1. A snow and ice melting device that comprises:

multiple spiral shaped coils, each having an axis, wherein each coil is formed from, or coated with, a material that absorbs radiant solar energy and each coil having: a helical shape with a decreasing radius along the axis; a notched, grooved or porous outer surface that facilitates capillary action and thus evaporation of melt water; and a pitch geometry that enables placement within close proximity to other coils, and

a tether that fastens multiple coils in a fixed configuration comprising one of:

a first configuration with the respective axes being side-by-side and parallel to one another, and

a second configuration with the respective axes extending radially relative to one another.

2. The snow and ice melting device of claim 1, wherein each coil is about 6 inches to about 24 inches in length.
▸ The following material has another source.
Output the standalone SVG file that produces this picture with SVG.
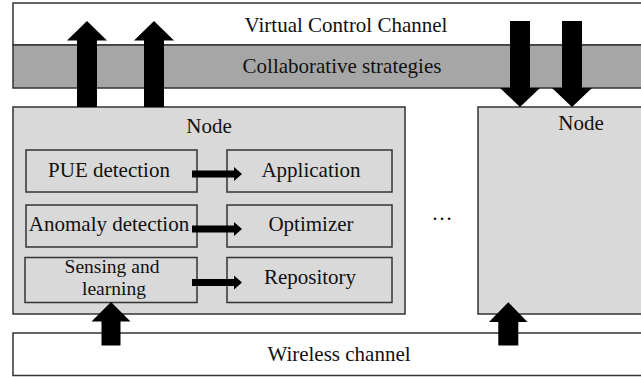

3. The snow and ice melting device of claim 2, wherein each coil has a circular or oval cross section with a diameter of about 2 inches to about 8 inches at its widest point.

4. The snow and ice melting device of claim 3, wherein each coil has a space of about 0.3 inches to about 4 inches between corresponding points on adjacent curves.

5. The device of claim 1, wherein each coil is formed from at least one of a thermoplastic and a thermoset material.

6. The device of claim 5, wherein the at least one of a thermoplastic and thermoset material is coated with, or combined with, a metal.

7. The device of claim 1 wherein each coil is formed from a thermoplastic material partially or completely coated by a metal.

8. The device of claim 7, wherein the thermoplastic material comprises at least one of polyethylene, polypropylene, nylon and polyurethane.

9. The snow and ice melting device of claim 1, wherein each coil comprises a hollow core.

10. The device of claim 1, wherein the liquid is water.

11. The device of claim 1, wherein the outer surface of each coil comprises pores.

12. The device of claim 1, wherein each coil is formed from a material having a thermal conductivity of at least 2 watts per meter-Kelvin.

13. The device of claim 1, wherein each coil is non-electric and non-electronic.

14. The device of claim 1, wherein: each coil is formed from a thermoplastic or thermoset material and is non-electric and non-electronic, the tether fastens the coils in the first configuration in an alternating parallel assembly, and each coil has a length in the range of 10 to 24 inches and a diameter at its widest point in the range of 8 to 20 inches.

15. The device of claim 1, wherein: each coil is formed from a thermoplastic or thermoset material and is non-electric and non-electronic, the tether fastens the coils in the second configuration, and each coil has a length in the range of 10 to 24 inches and a diameter at its widest point in the range of 8 to 20 inches.

16. A method of melting at least one of snow and ice, comprising:

forming a coil comprising an elongated member having a first end and a second end, the elongated member being formed from a material that absorbs radiant solar energy, wherein the coil is formed to have a helical shape with an axis, and an outer surface comprising at least one of grooves, notches and pores configured to facilitate movement of liquid by capillary action;

connecting the coil to at least one other coil having a similar configuration using a tether that fastens multiple coils in a fixed configuration comprising one of: a first configuration with the respective axes being side-by-side and parallel to one another, and a second configuration with the respective axes extending radially relative to one another, and

placing the connected coils in contact with at least one of snow and ice.

17. The method of claim 16, wherein the coil has a decreasing radius along the axis.